# Question #6 - Identifying Train Horns



## LaRosa's Trains (Dec 4, 2015)

I have a few questions regarding diesel horns. Here's a link to a YouTube video uploaded officially by TM Books & Video, the distributor of the "I Love Toy Trains" series. This video shows a Norfolk Southern freight passing through the crossing at Wagner Road in Porter, Indiana. There are two different horns I've heard in this video. At one shot, is one horn a K5LLA? As the NS train passes through the crossing, I believe the lead locomotive is a GE Dash 9-40C standard cab diesel. Is the horn on that locomotive a K5LA? If it is, what type of K5LA is this? In general, what are the different types of K5LA horns and what is the difference between them? I like this type of horn on the NS Dash 9. Thanks everyone.
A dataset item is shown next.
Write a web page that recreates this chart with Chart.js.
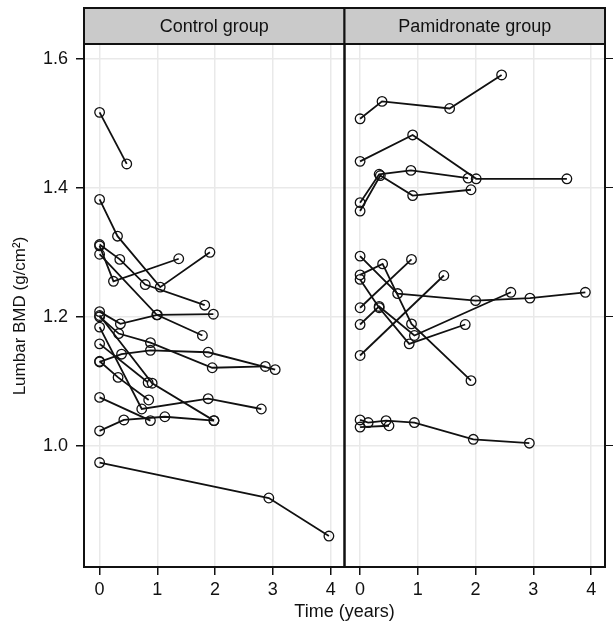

https://youtu.be/-A160LldYbs


----------



## bigdodgetrain (Jun 12, 2015)

LaRosa's Trains said:


> I have a few questions regarding diesel horns. Here's a link to a YouTube video uploaded officially by TM Books & Video, the distributor of the "I Love Toy Trains" series. This video shows a Norfolk Southern freight passing through the crossing at Wagner Road in Porter, Indiana. There are two different horns I've heard in this video. At one shot, is one horn a K5LLA? As the NS train passes through the crossing, I believe the lead locomotive is a GE Dash 9-40C standard cab diesel. Is the horn on that locomotive a K5LA? If it is, what type of K5LA is this? In general, what are the different types of K5LA horns and what is the difference between them? I like this type of horn on the NS Dash 9. Thanks everyone.
> 
> https://youtu.be/-A160LldYbs


contact the manufacture of the loco to get an answer.


----------